A young Colombian couple have started a social enterprise with disadvantaged New Zealanders as a way to thank this country for two Kiwi missionaries who devoted their lives to Colombia.
Kiwis Lindsay and Denise Christie went to Colombia in the 1960s and eventually founded a charity called Conviventia, which now works throughout Latin America to empower marginalised communities.
Fifty years later, their grand-daughter Adriana Avendano Christie, 24, and her partner Gabriel Acuna-Caruajal, 30, have started a social enterprise called The Pallet Kingdom which is giving work to refugees in Auckland making furniture out of used warehouse pallets.
This week, they beat 63 other applicants to win the Auckland Communities Foundation's first $1000 "Japha award", which the foundation plans to award each month to a project with social and environmental benefits. Japha, or "just another philanthropic Aucklander," is a play on "Jafa", an abusive term that meant "just another f***ing Aucklander".

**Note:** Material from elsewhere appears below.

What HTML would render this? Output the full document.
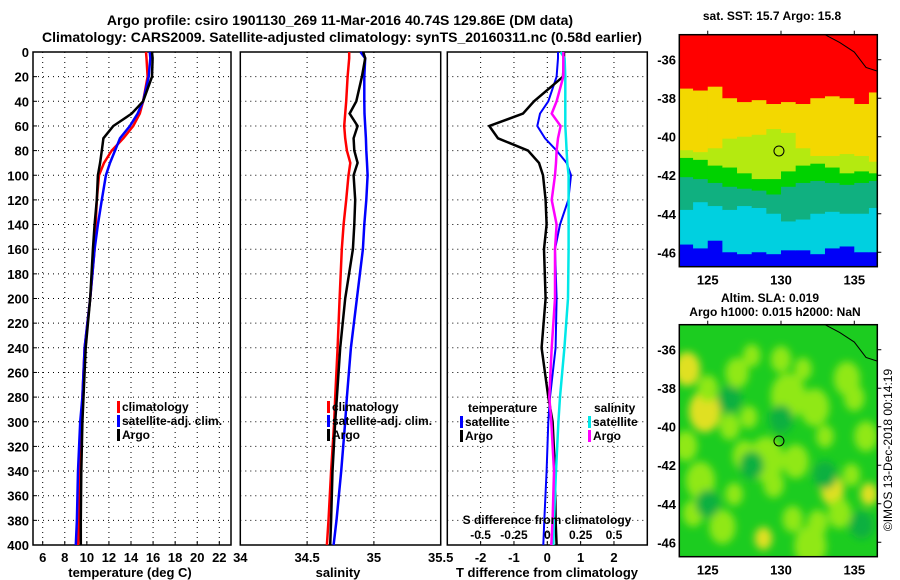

Ms Christie grew up in Colombia but returned to the land of her grandparents in 2007 after a group from the Abundant Life Church in Kaitaia went on a mission trip to work with Conviventia. They invited her to return as an exchange student, so she spent her last year of high school in the Far North. "I didn't realise Kaitaia was so far away, so it was a bit of a shock. I'm a city girl," she said.